Trump, Clinton win New York primary; move closer to nomination

Trump, Clinton win New York primary; move closer to nomination

Trump, Clinton win New York primary; move closer to nomination
Donald Trump and Hillary Clinton today won the potentially game-changing New York primary and wrested back control of the US presidential race from their rivals, reviving hopes of winning the nomination outright.

The win gives Clinton and Trump edge over their rivals Bernie Sanders and Ted Cruz and solidify their frontrunner status after a series of losses recently. It also resoundingly answers questions about their command of the race.

Trump's win means he could sweep the state's 95 delegates and position himself to win the Republican nomination without going through a contested convention in July.

Clinton's win could blunt Sanders' momentum once and for all and leave Sanders with a tough decision on how to proceed as she extends her overwhelming lead in the Democratic race.

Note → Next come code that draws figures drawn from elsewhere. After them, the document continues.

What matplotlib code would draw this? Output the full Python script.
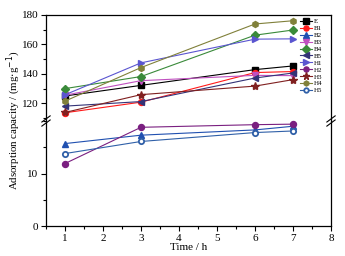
import matplotlib.pyplot as plt
from matplotlib.ticker import MultipleLocator

plt.rcParams['font.family'] = ['Liberation Serif', 'DejaVu Serif']

time = [1, 3, 6, 7]

# high-capacity series (upper panel)
E = [125.0, 132.2, 142.9, 145.4]
B1 = [113.6, 120.8, 140.9, 141.6]
B3 = [125.5, 135.4, 139.0, 138.8]
B4 = [130.0, 138.2, 166.3, 169.8]
B5 = [118.1, 121.2, 137.2, 140.6]
H1 = [125.8, 147.5, 163.6, 163.8]
H3 = [113.8, 125.9, 131.7, 136.1]
H4 = [121.5, 144.3, 173.9, 176.1]

# low-capacity series (lower panel)
B2 = [15.7, 17.3, 18.3, 19.0]
H2 = [11.9, 18.8, 19.3, 19.4]
H5 = [13.8, 16.1, 17.8, 18.1]

names = ['E', 'B1', 'B2', 'B3', 'B4', 'B5', 'H1', 'H2', 'H3', 'H4', 'H5']
values = [E, B1, B2, B3, B4, B5, H1, H2, H3, H4, H5]
colors = ['#000000', '#ff1a1a', '#2050b0', '#c050c0', '#3a8a3a', '#333377',
          '#5a55d0', '#7a1f80', '#802020', '#80803a', '#3060a8']
markers = ['s', 'o', '^', 'v', 'D', '<', '>', 'o', '*', 'h', 'o']
low = {'B2', 'H2', 'H5'}

fig = plt.figure(figsize=(3.45, 2.56), dpi=100)
left, width = 46 / 345, 285 / 345
top, split, bottom = 1 - 15 / 256, 1 - 121 / 256, 1 - 226 / 256
ax_top = fig.add_axes([left, split, width, top - split])
ax_bot = fig.add_axes([left, bottom, width, split - bottom])

handles = []
for name, vals, c, m in zip(names, values, colors, markers):
    ax = ax_bot if name in low else ax_top
    kw = dict(color=c, marker=m, markersize=4.3, linewidth=0.8, label=name)
    if m == '*':
        kw['markersize'] = 6
    if name == 'H5':
        kw['markerfacecolor'] = 'white'
        kw['markeredgewidth'] = 1.3
        kw['markersize'] = 3.8
    line, = ax.plot(time, vals, clip_on=False, **kw)
    handles.append(line)

ax_top.set_ylim(108, 180)
ax_bot.set_ylim(0, 20)
for ax in (ax_top, ax_bot):
    ax.set_xlim(0.5, 8)
    ax.xaxis.set_major_locator(MultipleLocator(1))
    ax.xaxis.set_minor_locator(MultipleLocator(0.5))
    ax.tick_params(which='both', direction='out', labelsize=8, width=0.8,
                   top=False, right=False, pad=2)
    ax.tick_params(which='major', length=3.5)
    ax.tick_params(which='minor', length=2)
    for s in ax.spines.values():
        s.set_linewidth(0.9)

ax_top.set_yticks([120, 140, 160, 180])
ax_top.yaxis.set_minor_locator(MultipleLocator(10))
ax_top.spines['bottom'].set_visible(False)
ax_top.tick_params(axis='x', which='both', bottom=False, labelbottom=False)

ax_bot.set_yticks([0, 10])
ax_bot.yaxis.set_minor_locator(MultipleLocator(5))
ax_bot.spines['top'].set_visible(False)
ax_bot.set_xticks(range(1, 9))
ax_bot.set_xlabel('Time / h', fontsize=8, labelpad=0)

fig.text(0.04, (top + bottom) / 2, 'Adsorption capacity / (mg$\\cdot$g$^{-1}$)',
         rotation=90, ha='center', va='center', fontsize=7.8)

# axis-break marks on both spines
for xf in (left, left + width):
    for dy in (-0.008, 0.008):
        fig.add_artist(plt.Line2D([xf - 0.012, xf + 0.012],
                                  [split + dy - 0.012, split + dy + 0.012],
                                  color='black', linewidth=0.8))

fig.legend(handles=handles, loc='upper left', bbox_to_anchor=(297 / 345, 1 - 15 / 256),
           frameon=False, fontsize=5, handlelength=1.6, handletextpad=0.3,
           labelspacing=0.15, borderpad=0, markerscale=0.85)

fig.savefig('out.png', dpi=100)
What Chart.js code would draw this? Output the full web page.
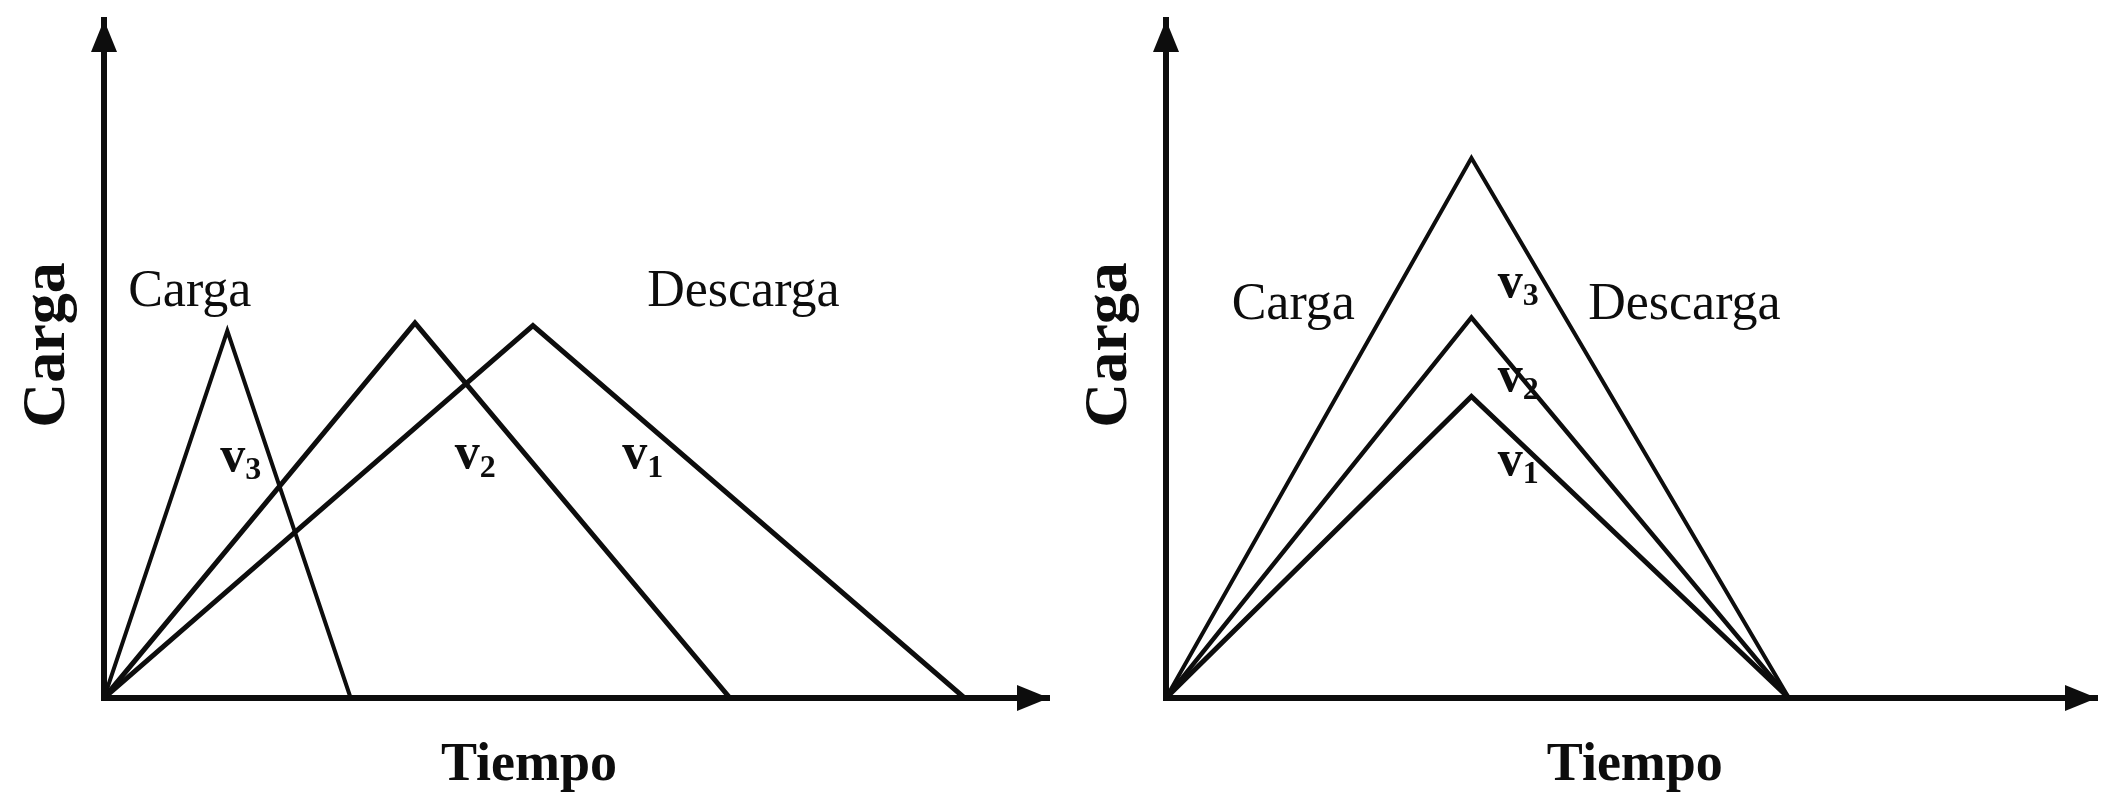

"Today you prove once again there is no place like home... This win is personal," said Clinton, joined by her husband ex- president Bill Clinton and daughter Chelsea, in her victory speech. "The race for the Democratic nomination is in the home stretch and victory is in sight."

Calling out Trump and Cruz for their remarks against Muslims and women, she said, "Donald Trump and Ted Cruz have a vision for our country that's divisive and dangerous- rounding up immigrants or banning Muslims is just not who we are."

"Threatening to ban Muslims" and treating American-Muslims like "criminal" go against "everything America stands for." "We are about lifting each other up, not tearing each other down. Our country is at its best when we come together -- no one knows that better than New Yorkers," she said.

In a passing reference to Sanders, Clinton said it was not enough to just diagnose the problem. "America is a problem-solving nation. We have set progressive goals for creating more jobs and providing dignity and pride," she said.

As polls closed, media reports said that controversial billionaire Trump, 69, and Clinton, 68, have won. Clinton, who was senator of New York for eight years, was conformably ahead of Sanders, 74, winning 59.3 per cent of the votes so far, way ahead of 40.8 per cent votes won by Sanders.

Sanders in a tweet said that he was looking ahead to the northeast and mid-Atlantic states that vote next week. "Thank you to all those who came out tonight in New York! Onward to five more states voting next week," he tweeted.

With half of the polls in, Trump, whose campaign has appalled establishment Republicans, was way ahead of Cruz and Governor John Katich, winning 61.4 per cent of the votes.

Trump's big victory in his home state gave him renewed momentum in the Republican race and pushed him closer to the 1,237 delegates required to win the nomination.

He also appeared like a different candidate in his victory spppech at his Trump Tower in Manhattan. His speech focussed on jobs and trade and the economy but did not mention Clinton.

"We don't have much of a race anymore," Trump said to applause and cheers from his supporters. "Sen Cruz is just about mathematically eliminated."

Trump told the cheering supporters that he will focus on bringing jobs back from Mexico and "all other countries" and invest in US military and its veterans.

Flanked by his family, friends and business associates, he said he will use America's great business people to negotiate "unbelievable trade deals so we bring our jobs back."

CNN predicted Trump would take the lion's share of the 95 Republican party delegates up for grabs in New York.

The billionaire real estate mogul appeared to be on pace for a massive victory and is likely to sweep most of the 95 delegates in New York. For Democrats, 291 delegates were at stake.

Clinton leads the overall delegate count with 1,307, while Sanders has 1,094 delegates. The one who clinches 2,383 delegates in all wins the party's nomination.

A total of 1,237 delegates are needed to sew up the Republican nomination. Before the New York win, Trump led the total delegate count with 743, followed by Cruz with 543 and Kasich with 144.